Upstarts: Reducing ‘No-Show’ Rates

Winter 2019

Patients who don’t show up for their scheduled medical appointments are a huge drain on health care providers’ time and resources, reducing appointment availability, increasing wait times, and negatively impacting patient satisfaction. To solve this problem, a team of researchers from the Johns Hopkins Malone Center for Engineering in Healthcare has developed a new algorithm that can reduce no-show rates and increase appointment availability.

“The new approach developed with our Johns Hopkins Community Physician partners has allowed the clinic to add over 70 pediatric appointments to its schedule per week, improving outpatient access for more children, while also reducing the no-show rate 16 percent for patients who are highly likely to miss scheduled appointments,” says Scott Levin, associate professor of emergency medicine at the Johns Hopkins University School of Medicine.

As part of their research, Levin and his team examined operations at two JHCP clinics, where they discovered that, on average, 20 percent of patients failed to show up for their scheduled appointments.

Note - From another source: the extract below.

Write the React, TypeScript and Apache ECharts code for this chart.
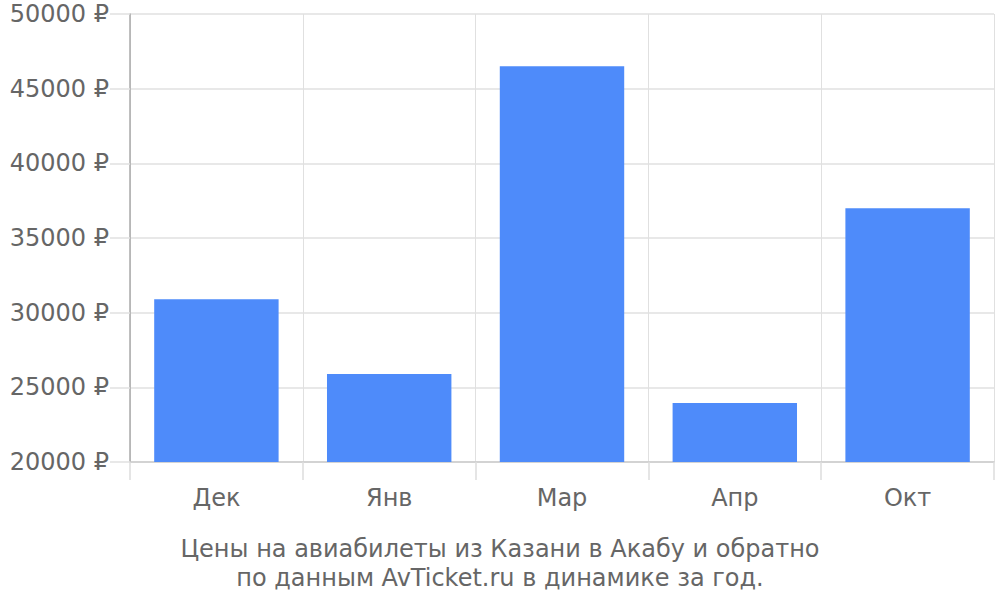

First, the team developed a machine-learning algorithm that predicts the likelihood that an individual will show up. The model takes various predictors into account—demographics, economic status, medical history—and spits out a probability “no-show score.” Based on these scores, providers can identify “high-risk” patients and decide on further intervention.

Second, the researchers examined how providers can fill these “high-risk” appointment slots to most efficiently use their resources. For example, some have staff members make additional live reminder/confirmation calls to such patients. Other departments give these high-risk appointment slots to patients who urgently need to be seen.

Researchers say the next step is to integrate the model into Epic, Johns Hopkins Medicine’s electronic patient care records system, before expanding it across the Johns Hopkins Health System and, eventually, to hospitals across the nation.